A north-south highway slated to displace the newly designated Lafayette Square historic district kickstarted a passionate, community-led preservation movement that emerged in the 1970s to counteract the abandonment and demolition of the city’s downtown and historic resources (Lafayette Park, Laclede’s Landing). Successful public-private partnerships galvanized interest in historic preservation to advocate for an array of St. Louis landscapes to be documented as heritage resources by the Historic American Buildings Survey (HABS) and designated as National Historic Landmarks with “Significance in Landscape Architecture” (Missouri Botanical Garden in 1976 and Tower Grove Park in 1989). In the 1980s non-profit organizations dedicated to historic urban parks were founded including Forest Park Forever (1986) and Friends of Tower Grove Park (1989), each with a dedicated focus to maintain, improve, program, and raise the visibility and value of the city’s historic parks which for decades had suffered from deferred maintenance. Today, these dedicated stewards extend to the city’s neglected historic urban landscapes (the Ville, Dutchtown).
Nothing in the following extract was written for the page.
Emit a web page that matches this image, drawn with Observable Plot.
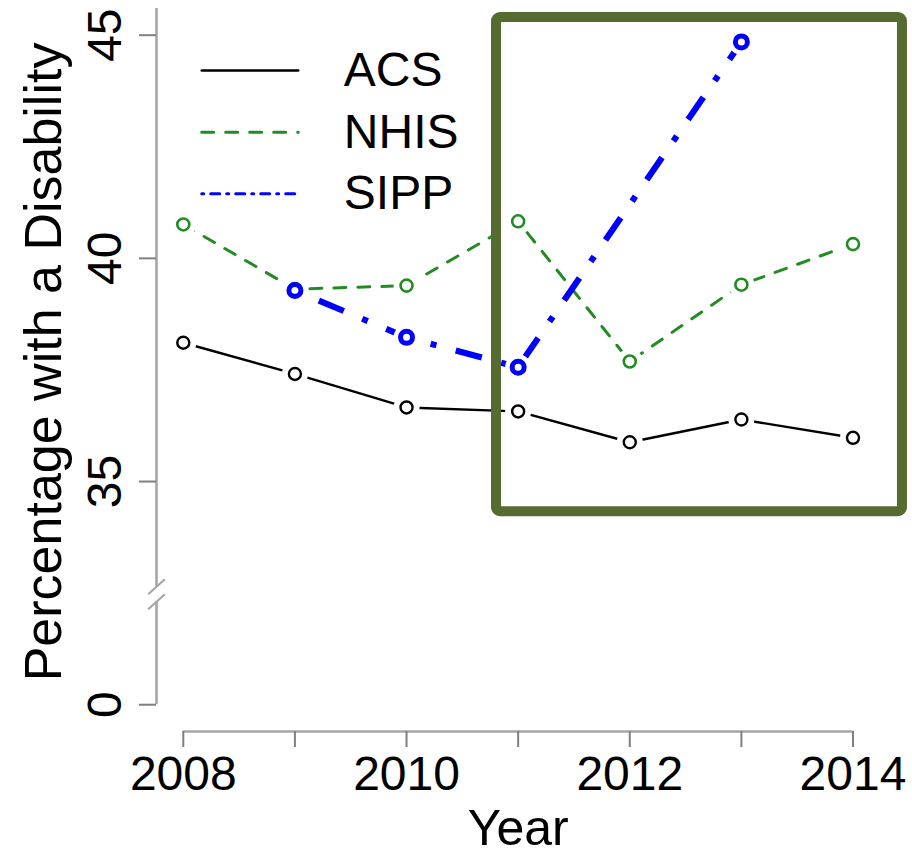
<!DOCTYPE html>
<html><head><meta charset="utf-8">
<script src="https://cdn.jsdelivr.net/npm/d3@7"></script>
<script src="https://cdn.jsdelivr.net/npm/@observablehq/plot@0.6"></script>
<style>
html,body{margin:0;padding:0;background:#fff;}
#chart svg{display:block;}
</style>
</head><body><div id="chart"></div>
<script>
// ---- data ----
const years = [2008, 2009, 2010, 2011, 2012, 2013, 2014];
const acs  = [38.11, 37.41, 36.66, 36.57, 35.88, 36.39, 35.98];
const nhis = [40.76, 39.31, 39.39, 40.83, 37.69, 39.41, 40.32];
const sipp = [null, 39.28, 38.23, 37.56, null, 44.85, null];
const seriesNames  = ["ACS", "NHIS", "SIPP"];
const seriesValues = [acs, nhis, sipp];
const seriesColors = ["#000000", "#228B22", "#0000FF"];
const yTickValues = [0, 35, 40, 45];
const yTickLabels = ["0", "35", "40", "45"];
const xTickLabels = ["2008", "", "2010", "", "2012", "", "2014"];
const yTitle = "Percentage with a Disability";
const xTitle = "Year";
// highlighted region (data units)
const boxX = [2010.806, 2014.443];
const boxY = [34.325, 45.396];

// ---- layout / styles ----
const zeroDrawnAt = 30;            // axis break: 0 is drawn where 30 would be
const brk = v => (v < zeroDrawnAt ? zeroDrawnAt + v : v);
const xDom = [2007.76, 2014.24];
const yDom = [29.4, 45.6];
const breakCenters = [32.644, 32.308];
const lineWidths = [2.4, 3, 6.2];
const lineDashes = [null, "12,12", "6,20,27,20"];
const dotR = [6, 6, 6];
const dotSW = [2.4, 2.6, 5];
const legendDashes = [null, "12,12", "2,7,9,7"];
const legendWidths = [2.4, 3, 3];
const FONT = "'Liberation Sans', Arial, Helvetica, sans-serif";
const axisGray = "#a6a6a6", tickGray = "#7f7f7f";

const rows = [];
seriesNames.forEach((s, k) => years.forEach((yr, i) => {
  const v = seriesValues[k][i];
  if (v != null) rows.push({series: s, year: yr, value: v, k});
}));
const legend = seriesNames.map((s, k) => ({series: s, k}));
const legY = k => 44.208 - k * 1.381;

const marks = [];
// y axis line with break
marks.push(Plot.ruleX([xDom[0]], {y1: yDom[1], y2: breakCenters[0], stroke: axisGray, strokeWidth: 2.6}));
marks.push(Plot.ruleX([xDom[0]], {y1: breakCenters[1], y2: brk(0), stroke: axisGray, strokeWidth: 2.6}));
marks.push(Plot.link(breakCenters, {x1: xDom[0] - 0.0744, x2: xDom[0] + 0.0744, y1: d => d - 0.168, y2: d => d + 0.168, stroke: axisGray, strokeWidth: 2.2}));
// y ticks & labels
marks.push(Plot.axisY(yTickValues.map(brk), {
  anchor: "left", tickSize: 17, tickRotate: -90, tickPadding: 19, fontSize: 48,
  tickFormat: d => yTickLabels[yTickValues.map(brk).indexOf(d)],
  stroke: tickGray, strokeWidth: 2, fill: "black", label: null
}));
// x axis
marks.push(Plot.ruleY([yDom[0]], {x1: years[0], x2: years[years.length - 1], stroke: axisGray, strokeWidth: 2.6}));
marks.push(Plot.axisX(years, {
  anchor: "bottom", tickSize: 16, tickPadding: 8, fontSize: 48,
  tickFormat: d => xTickLabels[years.indexOf(d)],
  stroke: tickGray, strokeWidth: 2, fill: "black", label: null
}));
// axis titles
marks.push(Plot.text([xTitle], {frameAnchor: "bottom", dy: 113, lineAnchor: "bottom", textAnchor: "middle", fontSize: 50, fill: "black"}));
marks.push(Plot.text([yTitle], {frameAnchor: "left", dx: -96, dy: -8, rotate: -90, lineAnchor: "bottom", textAnchor: "middle", fontSize: 52, fill: "black"}));
// series lines
seriesNames.forEach((s, k) => {
  marks.push(Plot.line(rows.filter(d => d.k === k), {
    x: "year", y: "value", stroke: seriesColors[k], strokeWidth: lineWidths[k],
    strokeDasharray: lineDashes[k], strokeLinecap: k === 2 ? "butt" : "round", curve: "linear"
  }));
});
// gaps around points (R type = "b")
marks.push(Plot.dot(rows, {x: "year", y: "value", r: 13, fill: "white", stroke: "none"}));
seriesNames.forEach((s, k) => {
  marks.push(Plot.dot(rows.filter(d => d.k === k), {
    x: "year", y: "value", r: dotR[k], stroke: seriesColors[k], strokeWidth: dotSW[k], fill: "none"
  }));
});
// legend
seriesNames.forEach((s, k) => {
  marks.push(Plot.link([legend[k]], {
    x1: 2008.165, x2: 2009.03, y1: d => legY(d.k), y2: d => legY(d.k),
    stroke: seriesColors[k], strokeWidth: legendWidths[k], strokeDasharray: legendDashes[k], strokeLinecap: "round"
  }));
});
marks.push(Plot.text(legend, {x: 2009.438, y: d => legY(d.k), text: "series", textAnchor: "start", lineAnchor: "middle", fontSize: 48, fill: "black"}));
// highlight box
marks.push(Plot.rect([{x1: boxX[0], x2: boxX[1], y1: boxY[0], y2: boxY[1]}], {
  x1: "x1", x2: "x2", y1: "y1", y2: "y2", fill: "none", stroke: "#556B2F", strokeWidth: 10, rx: 4, strokeLinejoin: "round"
}));

const chart = Plot.plot({
  width: 912, height: 855,
  marginLeft: 156, marginRight: 32.7, marginTop: 7.9, marginBottom: 124,
  x: {domain: xDom, axis: null},
  y: {domain: yDom, axis: null},
  style: {fontFamily: FONT, background: "white", color: "black", overflow: "visible"},
  marks
});
document.getElementById("chart").appendChild(chart);
</script>
</body></html>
In surrounding counties, groups similarly mobilized to preserve, protect, and interpret the natural resources, historic character, and cultural traditions of the regions unique landscape heritage (Great Rivers Greenway, Riverfront Trail) and, thanks to the efforts of Magnificent Missouri, extending for 100 miles along the Missouri River Valley (Katy Trail, Country Store Corridor).
Amplified in part by the creation of Washington University’s Sam Fox School of Design and Visual Arts in 2006, St. Louis has experienced a renewed investment in landscape architecture that builds upon the city’s diverse landscape legacy by increasing accessibility and enhancing connectivity (Gateway Arch National Park, Katherine Ward Burg Garden) while also humanizing and enlivening the public realm (Pulitzer Arts Foundation, Citygarden, Ellen S. Clark Hope Plaza). For centuries this advantageously positioned river valley has attracted people from all around the world. The region has had many iterations: a fulcrum for westward expansion; a center for trade and commerce; a cultural hub; and more. All these facets are reflected in a unique, varied, rich, and frequently surprising body of cultural landscapes.